Les Chroniques de l'Imaginaire

La Grande Verdure - Heder, Lucie

Après "les événements", quelques gentes, dont faisait partie Lierre Hélix, se sont regroupées dans un complexe d'habitation végétalisé, nommé la Grande Verdure, et y vivent depuis. Elles ont créé des serres de plantes vivrières et d'agrément, ont mis en place des systèmes de filtration d'eau, se sont réparties en sous-groupes portant des noms de végétaux (Cactus, Consoude, Lierre...) et ont élaboré un système complexe de communication entre elles, où les émotions sont représentées par des fleurs. Elles ont réussi de cette façon à se protéger des inondations, des pluies torrentielles alternant avec des épisodes de sécheresse et de "vendur" qui soulève la poussière et tout ce qu'elle peut transporter avec elle.

Mais Hélix ne supporte plus cette vie où elle ne trouve plus sa place, où elle se sent étouffée dans un carcan qui ne lui semble pas laisser de place à ses émotions. De plus, l'alliance entre la grande verdure et Survitech, qui lui fournit des drones, nommés "têtards", destinés à prévenir de l'attaque éventuelle de dangereuses bandes animales ou humaines, la heurte profondément. Aussi s'en va-t'elle, et un jour elle rencontre Sable. Cette dernière connaissait l'existence de la Grande Verdure, mais s'est organisée toute seule, entre sol et ciel, de façon totalement différente, par exemple en végétalisant d'anciennes impasses et en franchissant grâce à des supports légers et amovibles l'espace entre les bâtiments. Sable a aussi une façon totalement différente de ressentir et d'exprimer ses émotions.

Ce roman de moins de deux cents pages est infiniment plus riche que son format pourrait le laisser penser. Il se déroule quelques années après un effondrement non précisé, à un moment où les conditions météorologiques, et sanitaires en général, se sont beaucoup dégradées, et où le nombre d'humain.es a apparemment chuté drastiquement. Le voile qui est jeté sur les événements eux-mêmes et les réactions immédiates des personnages me semble plausible psychologiquement, et justifié en ce que leur description ne servirait l'histoire en rien. Ce que l'autrice donne à voir, par petites touches, ce sont les traces laissées dans chacun.e.

On voit donc une communauté qui veut tout faire comme on ne faisait pas avant, où la communication doit être codifiée au point que les émotions ne peuvent être exprimées entre les gentes que sous la forme de fleurs, et non directement, par la parole. Plus avant dans l'histoire, on découvrira une autre forme d'organisation, avec des personnes qui, à l'inverse, font tout ce qu'elles peuvent pour vivre "comme avant". Dans les deux cas, c'est une conjonction d'éléments insatisfaits à l'intérieur et d'éléments extérieurs qui fera bouger les lignes.
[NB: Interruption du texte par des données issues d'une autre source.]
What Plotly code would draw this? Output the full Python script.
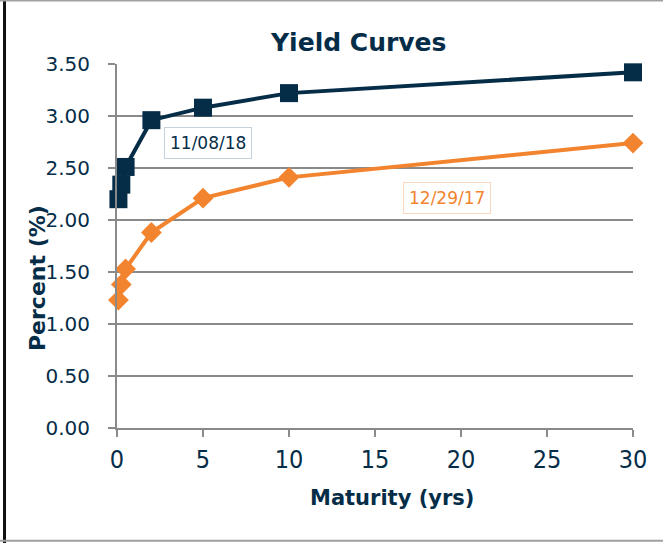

L'autrice montre finement combien ces deux positions, d'une certaine façon, se rejoignent en maintenant un cadre de référence périmé.

Cela m'a paru, là aussi, pertinent, et j'ai trouvé remarquablement mise en récit l'importance de la figure du rebelle, comme la description de son parcours entre fuite, tentation de la violence, et recherche d'une solution qui ne soit pas un retour au statu quo ante tout en maintenant la porte ouverte à un vivre ensemble différent. La figure de Sable offre encore une autre dimension, par une qualité de communication basée sur le toucher, ce sens si terriblement délaissé dans la société où nous vivons présentement. Elle donne aussi à voir la nécessité de prendre en contact des individus que nous considérons à l'heure actuelle comme inadaptés, sinon malades. Enfin, toute la thématique autour des émotions, la façon dont nous les ressentons, dont nous les exprimons, et comment nous sommes capables - ou pas - d'entendre ce qu'elles donnent à vivre aux autres, est assez rarement traitée pour que ce roman apporte une bouffée d'oxygène.

Le style de Lucie Heder est riche et personnel, frôlant par moment le fantastique, où l'on ne sait plus trop ce qui existe matériellement ou pas, mais c'est très adapté au vécu du personnage et ne porte pas tort à la linéarité du récit. Il y a des idées et des images originales, dont je me souviendrai sans doute longtemps (les "bulles marron", par exemple !). Le rythme est bon, en ce qu'on ne s'ennuie jamais et que les pages se tournent toutes seules, sans avoir jamais l'impression d'être bousculé d'une scène d'action à une autre. Les personnages sont vus du point de vue de Lierre Hélix, ce qui justifie que certains soient plus caractérisés que d'autres, mais leur variété est suffisante pour la représentation des sociétés auxquelles ils appartiennent.

En somme, une autrice que je ne connaissais pas, et dont je retiendrai le nom, et un roman qui portera à réfléchir toustes celleux qui le liront.